WHAT NEEDS TO BE DONE → Select from the data all lines with the word "React".

######

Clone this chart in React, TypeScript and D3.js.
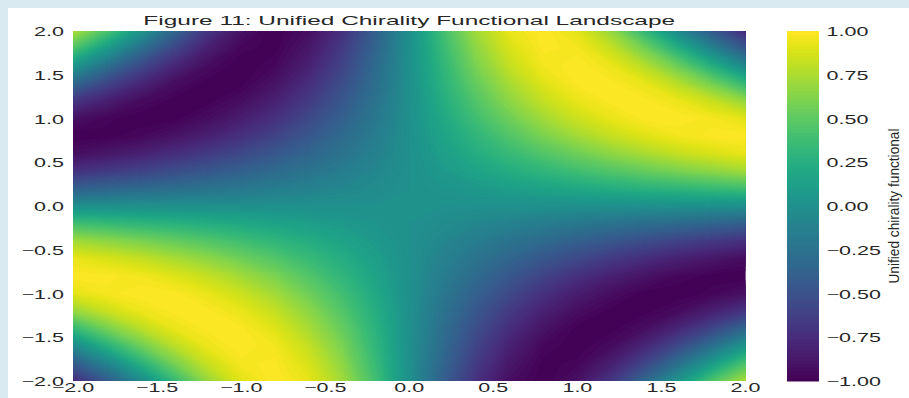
import * as d3 from "d3";
import React, { useEffect, useRef } from "react";

// grid of the landscape (rows from y = 2 down to y = -2)
const xValues = [-2.0, -1.8, -1.6, -1.4, -1.2, -1.0, -0.8, -0.6, -0.4, -0.2, 0, 0.2, 0.4, 0.6, 0.8, 1.0, 1.2, 1.4, 1.6, 1.8, 2.0];
const yValues = [2.0, 1.8, 1.6, 1.4, 1.2, 1.0, 0.8, 0.6, 0.4, 0.2, 0, -0.2, -0.4, -0.6, -0.8, -1.0, -1.2, -1.4, -1.6, -1.8, -2.0];
const zRows = [
  [0.76, 0.44, 0.06, -0.33, -0.68, -0.91, -1.0, -0.93, -0.72, -0.39, 0, 0.39, 0.72, 0.93, 1.0, 0.91, 0.68, 0.33, -0.06, -0.44, -0.76],
  [0.44, 0.1, -0.26, -0.58, -0.83, -0.97, -0.99, -0.88, -0.66, -0.35, 0, 0.35, 0.66, 0.88, 0.99, 0.97, 0.83, 0.58, 0.26, -0.1, -0.44],
  [0.06, -0.26, -0.55, -0.78, -0.94, -1.0, -0.96, -0.82, -0.6, -0.31, 0, 0.31, 0.6, 0.82, 0.96, 1.0, 0.94, 0.78, 0.55, 0.26, -0.06],
  [-0.33, -0.58, -0.78, -0.93, -0.99, -0.99, -0.9, -0.74, -0.53, -0.28, 0, 0.28, 0.53, 0.74, 0.9, 0.99, 0.99, 0.93, 0.78, 0.58, 0.33],
  [-0.68, -0.83, -0.94, -0.99, -0.99, -0.93, -0.82, -0.66, -0.46, -0.24, 0, 0.24, 0.46, 0.66, 0.82, 0.93, 0.99, 0.99, 0.94, 0.83, 0.68],
  [-0.91, -0.97, -1.0, -0.99, -0.93, -0.84, -0.72, -0.56, -0.39, -0.2, 0, 0.2, 0.39, 0.56, 0.72, 0.84, 0.93, 0.99, 1.0, 0.97, 0.91],
  [-1.0, -0.99, -0.96, -0.9, -0.82, -0.72, -0.6, -0.46, -0.31, -0.16, 0, 0.16, 0.31, 0.46, 0.6, 0.72, 0.82, 0.9, 0.96, 0.99, 1.0],
  [-0.93, -0.88, -0.82, -0.74, -0.66, -0.56, -0.46, -0.35, -0.24, -0.12, 0, 0.12, 0.24, 0.35, 0.46, 0.56, 0.66, 0.74, 0.82, 0.88, 0.93],
  [-0.72, -0.66, -0.6, -0.53, -0.46, -0.39, -0.31, -0.24, -0.16, -0.08, 0, 0.08, 0.16, 0.24, 0.31, 0.39, 0.46, 0.53, 0.6, 0.66, 0.72],
  [-0.39, -0.35, -0.31, -0.28, -0.24, -0.2, -0.16, -0.12, -0.08, -0.04, 0, 0.04, 0.08, 0.12, 0.16, 0.2, 0.24, 0.28, 0.31, 0.35, 0.39],
  [0, 0, 0, 0, 0, 0, 0, 0, 0, 0, 0, 0, 0, 0, 0, 0, 0, 0, 0, 0, 0],
  [0.39, 0.35, 0.31, 0.28, 0.24, 0.2, 0.16, 0.12, 0.08, 0.04, 0, -0.04, -0.08, -0.12, -0.16, -0.2, -0.24, -0.28, -0.31, -0.35, -0.39],
  [0.72, 0.66, 0.6, 0.53, 0.46, 0.39, 0.31, 0.24, 0.16, 0.08, 0, -0.08, -0.16, -0.24, -0.31, -0.39, -0.46, -0.53, -0.6, -0.66, -0.72],
  [0.93, 0.88, 0.82, 0.74, 0.66, 0.56, 0.46, 0.35, 0.24, 0.12, 0, -0.12, -0.24, -0.35, -0.46, -0.56, -0.66, -0.74, -0.82, -0.88, -0.93],
  [1.0, 0.99, 0.96, 0.9, 0.82, 0.72, 0.6, 0.46, 0.31, 0.16, 0, -0.16, -0.31, -0.46, -0.6, -0.72, -0.82, -0.9, -0.96, -0.99, -1.0],
  [0.91, 0.97, 1.0, 0.99, 0.93, 0.84, 0.72, 0.56, 0.39, 0.2, 0, -0.2, -0.39, -0.56, -0.72, -0.84, -0.93, -0.99, -1.0, -0.97, -0.91],
  [0.68, 0.83, 0.94, 0.99, 0.99, 0.93, 0.82, 0.66, 0.46, 0.24, 0, -0.24, -0.46, -0.66, -0.82, -0.93, -0.99, -0.99, -0.94, -0.83, -0.68],
  [0.33, 0.58, 0.78, 0.93, 0.99, 0.99, 0.9, 0.74, 0.53, 0.28, 0, -0.28, -0.53, -0.74, -0.9, -0.99, -0.99, -0.93, -0.78, -0.58, -0.33],
  [-0.06, 0.26, 0.55, 0.78, 0.94, 1.0, 0.96, 0.82, 0.6, 0.31, 0, -0.31, -0.6, -0.82, -0.96, -1.0, -0.94, -0.78, -0.55, -0.26, 0.06],
  [-0.44, -0.1, 0.26, 0.58, 0.83, 0.97, 0.99, 0.88, 0.66, 0.35, 0, -0.35, -0.66, -0.88, -0.99, -0.97, -0.83, -0.58, -0.26, 0.1, 0.44],
  [-0.76, -0.44, -0.06, 0.33, 0.68, 0.91, 1.0, 0.93, 0.72, 0.39, 0, -0.39, -0.72, -0.93, -1.0, -0.91, -0.68, -0.33, 0.06, 0.44, 0.76],
];

const xTicks = [-2, -1.5, -1, -0.5, 0, 0.5, 1, 1.5, 2];
const yTicks = [-2, -1.5, -1, -0.5, 0, 0.5, 1, 1.5, 2];
const colorbarTicks = [-1, -0.75, -0.5, -0.25, 0, 0.25, 0.5, 0.75, 1];
const levelCount = 100;
const title = "Figure 11: Unified Chirality Functional Landscape";
const colorbarLabel = "Unified chirality functional";

const W = 909;
const H = 398;
const FONT = "'Liberation Sans', Arial, sans-serif";
const INK = "#262626";

const App = () => {
  const svgRef = useRef(null);

  useEffect(() => {
    const svg = d3.select(svgRef.current);
    svg.selectAll("*").remove();

    const plot = { left: 73, right: 745.5, top: 31, bottom: 381 };
    const cb = { left: 787, right: 819 };

    // page frame: light blue page, white figure
    svg.append("rect").attr("width", W).attr("height", H).attr("fill", "#d9ebf1");
    svg.append("rect").attr("x", 8).attr("y", 8).attr("width", W).attr("height", H).attr("fill", "#ffffff");

    const x = d3.scaleLinear().domain([-2, 2]).range([plot.left, plot.right]);
    const y = d3.scaleLinear().domain([-2, 2]).range([plot.bottom, plot.top]);

    // grid index -> data coords (d3.contours puts sample i at i + 0.5)
    const nx = xValues.length;
    const ny = yValues.length;
    const gx = d3.scaleLinear().domain([0.5, nx - 0.5]).range([x(xValues[0]), x(xValues[nx - 1])]);
    const gy = d3.scaleLinear().domain([0.5, ny - 0.5]).range([y(yValues[0]), y(yValues[ny - 1])]);

    const levels = d3.range(levelCount + 1).map(i => Math.round((-1 + (i * 2) / levelCount) * 1000) / 1000);
    const bandColor = k => d3.interpolateViridis((k + 0.5) / levelCount);

    const contours = d3.contours()
      .size([nx, ny])
      .thresholds(levels.slice(0, levelCount))(zRows.flat());

    const proj = d3.geoTransform({
      point: function (px, py) {
        this.stream.point(gx(px), gy(py));
      },
    });
    const path = d3.geoPath(proj);

    svg.append("clipPath").attr("id", "plot-clip")
      .append("rect")
      .attr("x", plot.left).attr("y", plot.top)
      .attr("width", plot.right - plot.left).attr("height", plot.bottom - plot.top);

    const field = svg.append("g").attr("clip-path", "url(#plot-clip)");
    field.append("rect")
      .attr("x", plot.left).attr("y", plot.top)
      .attr("width", plot.right - plot.left).attr("height", plot.bottom - plot.top)
      .attr("fill", bandColor(0));

    field.selectAll("path")
      .data(contours)
      .enter()
      .append("path")
      .attr("d", d => path(d))
      .attr("fill", (d, k) => bandColor(k))
      .attr("stroke", (d, k) => bandColor(k))
      .attr("stroke-width", 0.4);

    // stretched text helper
    const label = (parent, tx, ty, txt, opts) => {
      const g = parent.append("g")
        .attr("transform", `translate(${tx},${ty}) scale(${opts.sx},1)${opts.rotate ? ` rotate(${opts.rotate})` : ""}`);
      const t = g.append("text")
        .attr("font-family", FONT)
        .attr("font-size", opts.size)
        .attr("fill", INK)
        .attr("text-anchor", opts.anchor)
        .text(txt);
      if (opts.length) t.attr("textLength", opts.length).attr("lengthAdjust", "spacingAndGlyphs");
      return t;
    };

    const f1 = d3.format(".1f");
    const f2 = d3.format(".2f");

    yTicks.forEach(v => label(svg, 64, y(v) + 5, f1(v), { sx: 1.72, size: 12.5, anchor: "end" }));
    xTicks.forEach(v => label(svg, x(v), 392, f1(v), { sx: 1.72, size: 12.5, anchor: "middle" }));

    // colorbar
    const cbY = d3.scaleLinear().domain([-1, 1]).range([plot.bottom, plot.top]);
    svg.append("g")
      .selectAll("rect")
      .data(d3.range(levelCount))
      .enter()
      .append("rect")
      .attr("x", cb.left)
      .attr("width", cb.right - cb.left)
      .attr("y", k => cbY(levels[k + 1]))
      .attr("height", k => cbY(levels[k]) - cbY(levels[k + 1]) + 0.5)
      .attr("fill", k => bandColor(k));

    colorbarTicks.forEach(v => label(svg, 826.5, cbY(v) + 5, f2(v), { sx: 1.72, size: 12.5, anchor: "start" }));

    label(svg, 898.5, (plot.top + plot.bottom) / 2, colorbarLabel, {
      sx: 1, size: 14.5, anchor: "middle", rotate: -90, length: 155,
    });

    label(svg, (plot.left + plot.right) / 2, 24.5, title, { sx: 1.88, size: 13, anchor: "middle" });
  }, []);

  return (
    <svg
      ref={svgRef}
      width={W}
      height={H}
      style={{ position: "absolute", left: 0, top: 0, display: "block" }}
    ></svg>
  );
};

export default App;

######

RESULT OF THE EXERCISE →
Clone this chart in React, TypeScript and D3.js.
import React, { useEffect, useRef } from "react";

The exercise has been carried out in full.